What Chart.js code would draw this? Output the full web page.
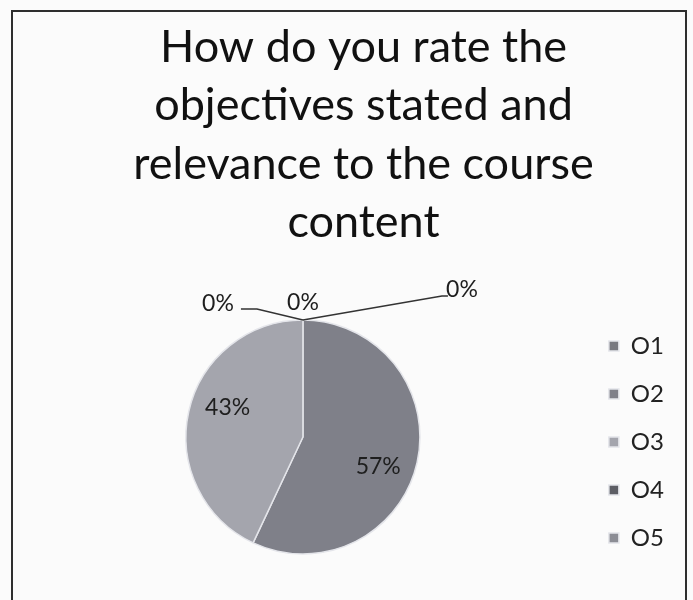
<!DOCTYPE html>
<html>
<head>
<meta charset="utf-8">
<script src="https://cdn.jsdelivr.net/npm/chart.js@4"></script>
<style>
  html, body { margin: 0; padding: 0; background: #fbfbfb; }
</style>
</head>
<body>
<canvas id="pieChart" width="693" height="600"></canvas>
<script>
var categories = ['O1', 'O2', 'O3', 'O4', 'O5'];
var responses = [0, 57, 43, 0, 0];
var title_lines = ['How do you rate the', 'objectives stated and', 'relevance to the course', 'content'];

var slice_colors = ['#77787f', '#7f8089', '#a4a5ad', '#5d5e65', '#8c8d95'];

// where the 0% labels sit, relative to the point where the empty slice touches the rim
var zero_label_spots = {
    0: { dx: 0, dy: -17, line: [] },
    3: { dx: -85, dy: -16, line: [[-62, -11], [-46, -11], [0, 0]] },
    4: { dx: 159, dy: -30, line: [[0, 0], [139, -24], [145, -24]] }
};

var FONT = 'Lato, "Open Sans", sans-serif';

const frameAndLabels = {
    id: 'frameAndLabels',
    afterLayout(chart) {
        // the title in the original sits a little right of the page centre
        chart.titleBlock.left += 16;
        chart.titleBlock.right += 16;
    },
    beforeDraw(chart) {
        const ctx = chart.ctx;
        ctx.save();
        ctx.fillStyle = '#fbfbfb';
        ctx.fillRect(0, 0, chart.width, chart.height);
        ctx.strokeStyle = '#2e2e2e';
        ctx.lineWidth = 2;
        ctx.beginPath();
        ctx.moveTo(12, 620);
        ctx.lineTo(12, 11);
        ctx.lineTo(686, 11);
        ctx.lineTo(686, 620);
        ctx.stroke();
        ctx.restore();
    },
    afterDatasetsDraw(chart) {
        const ctx = chart.ctx;
        const meta = chart.getDatasetMeta(0);
        const total = responses.reduce((a, b) => a + b, 0);

        ctx.save();
        ctx.font = '23px ' + FONT;
        ctx.fillStyle = '#1e1e1e';
        ctx.textAlign = 'center';
        ctx.textBaseline = 'middle';

        meta.data.forEach((arc, i) => {
            const p = arc.getProps(['x', 'y', 'startAngle', 'endAngle', 'outerRadius'], true);
            const txt = Math.round(responses[i] / total * 100) + '%';

            if (responses[i] > 0) {
                const mid = (p.startAngle + p.endAngle) / 2 + 0.15;
                const r = p.outerRadius * 0.69;
                ctx.fillText(txt, p.x + Math.cos(mid) * r, p.y + Math.sin(mid) * r);
            } else {
                const ax = p.x + Math.cos(p.startAngle) * p.outerRadius;
                const ay = p.y + Math.sin(p.startAngle) * p.outerRadius;
                const spot = zero_label_spots[i];
                if (spot.line.length) {
                    ctx.strokeStyle = '#333';
                    ctx.lineWidth = 1.5;
                    ctx.beginPath();
                    spot.line.forEach((pt, k) => {
                        if (k === 0) ctx.moveTo(ax + pt[0], ay + pt[1]);
                        else ctx.lineTo(ax + pt[0], ay + pt[1]);
                    });
                    ctx.stroke();
                }
                ctx.fillText(txt, ax + spot.dx, ay + spot.dy);
            }
        });
        ctx.restore();
    }
};

new Chart(document.getElementById('pieChart').getContext('2d'), {
    type: 'pie',
    data: {
        labels: categories,
        datasets: [{
            data: responses,
            backgroundColor: slice_colors,
            borderColor: '#e4e5ea',
            borderWidth: 1.5,
            radius: 117
        }]
    },
    options: {
        responsive: false,
        animation: false,
        layout: {
            padding: { left: 21, right: 19, bottom: 10 }
        },
        plugins: {
            title: {
                display: true,
                text: title_lines,
                color: '#111',
                font: { family: FONT, size: 45, weight: 'normal', lineHeight: 1.3 },
                padding: { top: 18, bottom: 32 }
            },
            legend: {
                position: 'right',
                align: 'start',
                title: {
                    display: true,
                    text: ' ',
                    font: { size: 10, lineHeight: 1 },
                    padding: { top: 300, bottom: 0 }
                },
                labels: {
                    color: '#222',
                    font: { family: FONT, size: 24 },
                    boxWidth: 10,
                    boxHeight: 10,
                    padding: 24
                }
            },
            tooltip: { enabled: false }
        }
    },
    plugins: [frameAndLabels]
});
</script>
</body>
</html>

============

* **Brief**:
Omitting all pictures, restate exactly the lines of the material from its start through the line that contains "const total = responses.reduce((a, b)".

* **Answer below**:
What Chart.js code would draw this? Output the full web page.
<!DOCTYPE html>
<html>
<head>
<meta charset="utf-8">
<script src="https://cdn.jsdelivr.net/npm/chart.js@4"></script>
<style>
  html, body { margin: 0; padding: 0; background: #fbfbfb; }
</style>
</head>
<body>
<canvas id="pieChart" width="693" height="600"></canvas>
<script>
var categories = ['O1', 'O2', 'O3', 'O4', 'O5'];
var responses = [0, 57, 43, 0, 0];
var title_lines = ['How do you rate the', 'objectives stated and', 'relevance to the course', 'content'];

var slice_colors = ['#77787f', '#7f8089', '#a4a5ad', '#5d5e65', '#8c8d95'];

// where the 0% labels sit, relative to the point where the empty slice touches the rim
var zero_label_spots = {
    0: { dx: 0, dy: -17, line: [] },
    3: { dx: -85, dy: -16, line: [[-62, -11], [-46, -11], [0, 0]] },
    4: { dx: 159, dy: -30, line: [[0, 0], [139, -24], [145, -24]] }
};

var FONT = 'Lato, "Open Sans", sans-serif';

const frameAndLabels = {
    id: 'frameAndLabels',
    afterLayout(chart) {
        // the title in the original sits a little right of the page centre
        chart.titleBlock.left += 16;
        chart.titleBlock.right += 16;
    },
    beforeDraw(chart) {
        const ctx = chart.ctx;
        ctx.save();
        ctx.fillStyle = '#fbfbfb';
        ctx.fillRect(0, 0, chart.width, chart.height);
        ctx.strokeStyle = '#2e2e2e';
        ctx.lineWidth = 2;
        ctx.beginPath();
        ctx.moveTo(12, 620);
        ctx.lineTo(12, 11);
        ctx.lineTo(686, 11);
        ctx.lineTo(686, 620);
        ctx.stroke();
        ctx.restore();
    },
    afterDatasetsDraw(chart) {
        const ctx = chart.ctx;
        const meta = chart.getDatasetMeta(0);
        const total = responses.reduce((a, b) => a + b, 0);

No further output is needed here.